The House of Silk reads for most of its length like a homage. It's enormously involving and entertaining, and even funny in parts: Kindly Watson describes Scotland Yard's hapless Inspector Lestrade as having "the general demeanour of a rat who has been obliged to dress up for lunch at the Savoy."
But for large chunks of the novel, set in 1890, the reader wonders what the purpose of the new adventure is. It works just fine as a spirited Holmesian thriller, but could use more literary ambition. By the end, though, the novel shows itself to be something more. So enjoy the ride, and be assured it's going somewhere.

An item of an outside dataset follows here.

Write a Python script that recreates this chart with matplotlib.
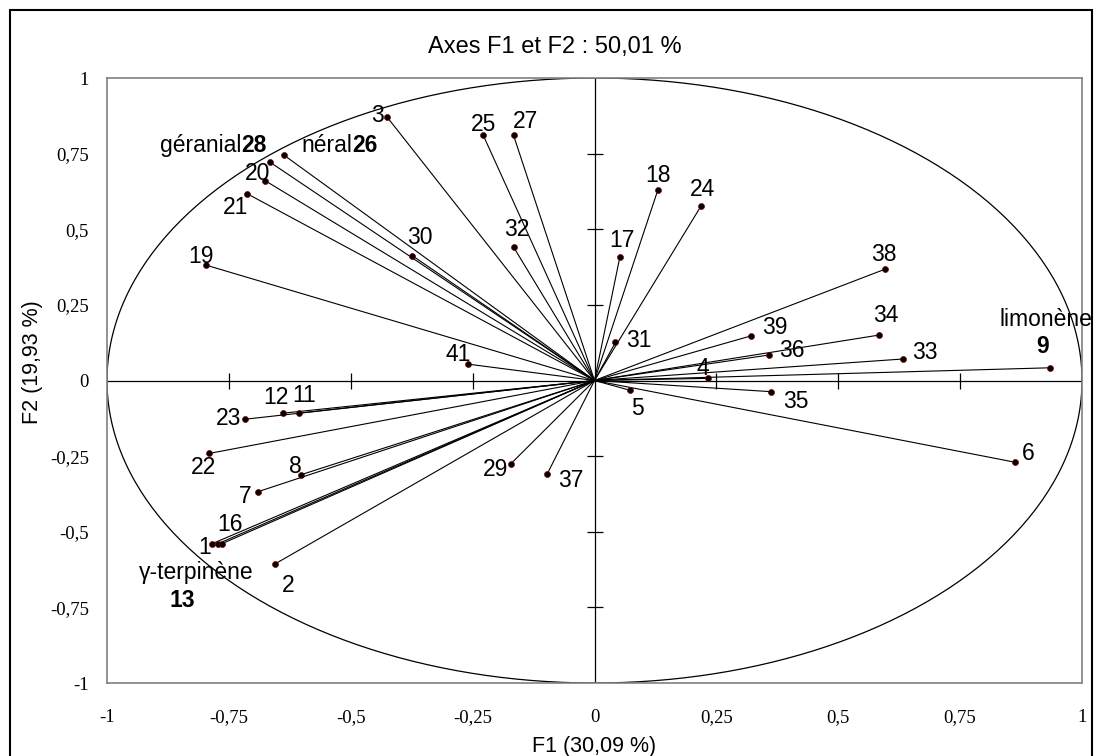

The House of Silk is presented as a Holmes story too disturbing for Watson to publish in his lifetime. Aging, and suffering from an old war wound, as a new "terrible and senseless war rages on the Continent," Watson plans to instruct that the tale be embargoed for 100 years. "It is impossible to imagine what the world will be like then . . . but perhaps future readers will be more inured to scandal and corruption than my own would have been."
A big challenge for Horowitz is juggling two separate inquiries with bewildering links to each other.
The first one begins when Edmund Carstairs, a fine-art dealer from Wimbledon who feels menaced by a man in a flat cap who he believes has followed him from America, engages Holmes to investigate. Carstairs had been the accidental victim of a train robbery in Massachusetts that led in the ensuing weeks to half a dozen killings.
The second inquiry begins when young Ross, one of the Baker Street Irregulars, is found beaten to death, his throat cut and a white silk ribbon knotted around his wrist.